Daqing Oil Workers' Action Rages On with Solidarity Demonstrations

18 March 2002

Two weeks since they started holding mass demonstrations from 1 March, 2002, tens of thousands of retrenched workers from the Daqing Oilfield are still staging action amidst a national news blackout of the event. The Workers' Daily has failed to report on this significant news about workers protest and independent union organization.

The protesting workers have reportedly planned to continue their daily siege of the Daqing Petroleum Administration Bureau (DPAB), until their demands are met. They are organizing sit-ins and occupation of the bureau's headquarters' building every day during office hours. A stalemate has resulted from the absence of a response from the company or the government. An official of the DPAB union says they are not doing anything about the dispute because the retrenched workers are no longer workers nor members of the union, and, most importantly, the union has not got clearance from the DPAB party committee to get involved. There are over 100,000 workers still employed in the oilfield and they are reported to be sympathetic towards the struggle waged by their retrenched fellow workers.
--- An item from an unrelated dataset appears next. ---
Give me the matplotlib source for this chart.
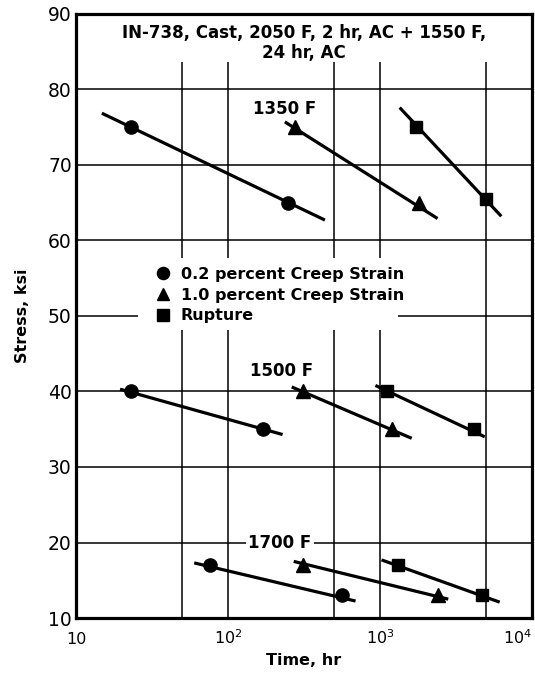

CLB has received report that several thousand retrenched workers from the Huabei Oilfield in Hebei Province, in support of the Daqing workers' action, staged demonstrations at the Changzhou city Petroleum Administration Bureau for a couple of days from 4 March.

The Daqing Oilfield workers' action has touched some raw nerves of the top leadership of the party-state. Not only is the oilfield the most prominent symbol of industrial construction in new China, the action is also taking place during the annual sessions of the National People's Congress (NPC) and the Chinese People's Political Consultative Conference (CPPCC). Concerns have been expressed at these meetings by many delegates and by Jiang Zemin, president of China and General Secretary of the Communist Party of China (CPC) Central Committee, about the threat of social instability posed by the rising number of retrenched and unemployed workers in urban China.

(Sources: China Labour Bulletin, China's news agencies)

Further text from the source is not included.